Coal Addition Beyond the National Electricity Plan 2032 Uneconomical: Report

The report said India can meet its 2032 power demand through solar, wind, and energy storage targets. 

A recent study found India does not need to add more coal plants beyond the existing National Electricity Plan 2032. The report titled “Coal’s diminishing role in India’s electricity transition” by Ember, an energy think tank, said adding more capacity can be uneconomical.

According to the report, India can meet its power needs through solar, wind, and energy targets already set under the National Electricity Plan 2032. The analysis found that 10% of additional coal units from fiscal 2025 will be entirely unutilised by fiscal 2032, while nearly 25% of the fleet will be heavily unutilised. 

The report also highlighted that coal-based electricity will get 25% more expensive in fiscal 2032 than in fiscal 2025. Owing to falling utilisation rates driving up fixed costs and expenses associated with additional part-load inefficiencies, higher auxiliary consumption, and retrofit needs.

The utilisation rates or plant load factors (PLFs) of Indian coal plants will fall to 55% in FY 2031-32 from 69% in FY 2024-25, as coal shifts from being a baseload provider to a flexible balancing resource, said the report. 

The report estimated that the coal power cost could also increase in the future for electricity distribution companies owing to very high fixed costs even when the plants are not generating electricity.
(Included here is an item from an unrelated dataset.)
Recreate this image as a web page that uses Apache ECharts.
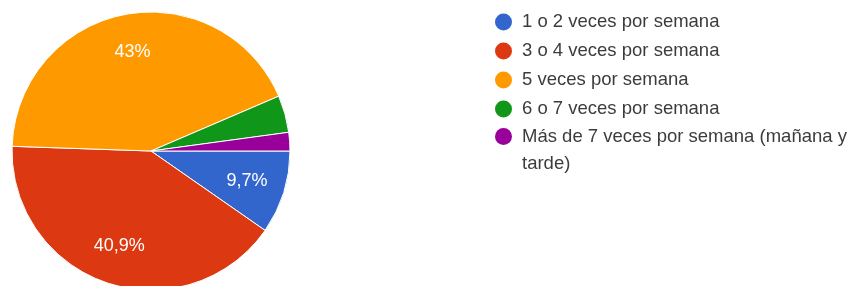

States like Bihar and Madhya Pradesh are already facing the rising cost of electricity despite being the coal-producing regions. 
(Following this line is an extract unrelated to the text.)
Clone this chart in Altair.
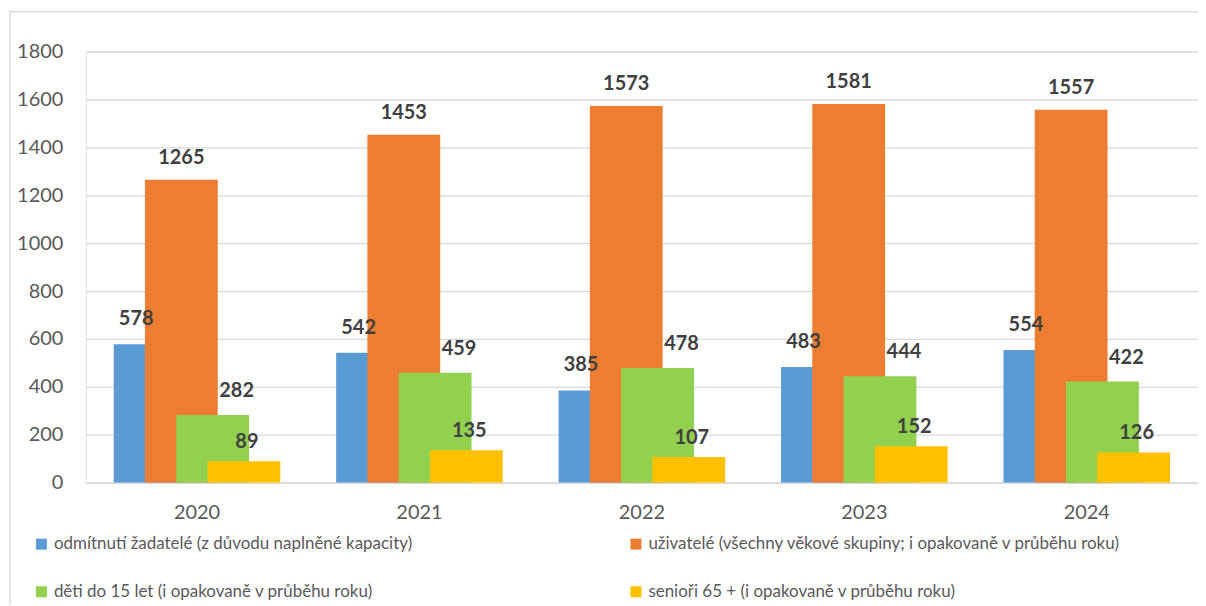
import altair as alt
import pandas as pd

years = ["2020", "2021", "2022", "2023", "2024"]
rejected = [578, 542, 385, 483, 554]
users = [1265, 1453, 1573, 1581, 1557]
children = [282, 459, 478, 444, 422]
seniors = [89, 135, 107, 152, 126]

series_names = [
    "odmítnutí žadatelé (z důvodu naplněné kapacity)",
    "uživatelé (všechny věkové skupiny; i opakovaně v průběhu roku)",
    "děti do 15 let (i opakovaně v průběhu roku)",
    "senioři 65 + (i opakovaně v průběhu roku)",
]
series_values = [rejected, users, children, seniors]
colors = ["#5B9BD5", "#ED7D31", "#92D050", "#FFC000"]

rows = []
for name, vals in zip(series_names, series_values):
    for yr, v in zip(years, vals):
        rows.append({"rok": yr, "rada": name, "pocet": v})
df = pd.DataFrame(rows)

# legend grid is filled column by column: left column blue, green; right column orange, yellow
legend_order = [0, 2, 1, 3]
legend_domain = [series_names[i] for i in legend_order]
legend_range = [colors[i] for i in legend_order]

bar_offsets = [-47, -15.7, 15.7, 47]
label_dx = [-14, 0, 24, 3]
label_dy = [-25, -22, -24, -19]

FONT = "Lato"
GRID = "#d9d9d9"

x = alt.X(
    "rok:N",
    sort=years,
    scale=alt.Scale(paddingInner=0, paddingOuter=0),
    axis=alt.Axis(title=None, labelAngle=0, labelFontSize=20, labelColor="#595959",
                  labelFont=FONT, ticks=False, domainColor=GRID, domainWidth=1.3,
                  labelPadding=20, grid=False),
)
y = alt.Y(
    "pocet:Q",
    scale=alt.Scale(domain=[0, 1800], nice=False),
    axis=alt.Axis(title=None, values=list(range(0, 1801, 200)), format="d",
                  labelFontSize=20, labelColor="#595959", labelFont=FONT, ticks=False,
                  domain=False, gridColor=GRID, gridWidth=1.3, labelPadding=23),
)
color = alt.Color(
    "rada:N",
    scale=alt.Scale(domain=legend_domain, range=legend_range),
    legend=alt.Legend(
        title=None, orient="none", legendX=-53, legendY=485, columns=2,
        symbolType="square", symbolSize=121, symbolStrokeWidth=0,
        labelFontSize=17, labelColor="#595959", labelFont=FONT, labelLimit=0,
        rowPadding=30, columnPadding=215, labelOffset=4,
    ),
)

frame = alt.Chart(pd.DataFrame({"f": [0]})).mark_rect(
    fillOpacity=0, stroke=GRID, strokeWidth=1.3
).encode(x=alt.value(-76), y=alt.value(-40), x2=alt.value(1200), y2=alt.value(620))

layers = [frame]
base = alt.Chart(df)
for name, off in zip(series_names, bar_offsets):
    layers.append(
        base.transform_filter(alt.datum.rada == name)
        .mark_bar(size=73, xOffset=off)
        .encode(x=x, y=y, color=color)
    )
for name, off, ldx, ldy in zip(series_names, bar_offsets, label_dx, label_dy):
    layers.append(
        base.transform_filter(alt.datum.rada == name)
        .mark_text(dx=off + ldx, dy=ldy, fontWeight="bold", fontSize=20, font=FONT,
                   color="#404040", baseline="middle", align="center")
        .encode(x=x, y=y, text="pocet:Q")
    )

chart = alt.layer(*layers).properties(
    width=1115, height=432,
    autosize=alt.AutoSizeParams(type="none"),
    padding={"left": 78, "top": 43, "right": 0, "bottom": 122},
).configure_view(stroke=None).configure(font=FONT)

chart.save("out.html", embed_options={"renderer": "svg", "actions": False})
Renewable Energy Sources More Economical and Efficient

Firm and dispatchable renewable energy resources options — renewable energy coupled with battery storage — are becoming increasingly competitive, and a proven ability to meet availability and performance obligations. As a result, India can achieve reliability and flexibility without resorting to new coal builds. The report said that this has been driven partly by the success of large-scale auctions, falling prices and improvements in battery technology. 

Ember’s chief analyst, Dave Jones, said, “India’s auctions are incorporating more hours of battery, and ultimately, batteries will work with solar to make 24/365 electricity. There’s no reason why India can’t copy its success from solar manufacturing to become self-sufficient in battery manufacturing, and so energising India with home-grown solar and battery.”

The report recommended prioritising acceleration of storage deployment, retrofitting select thermal plants for deeper flexibility, and strengthening dispatch and reserve frameworks to support renewable integration at least cost.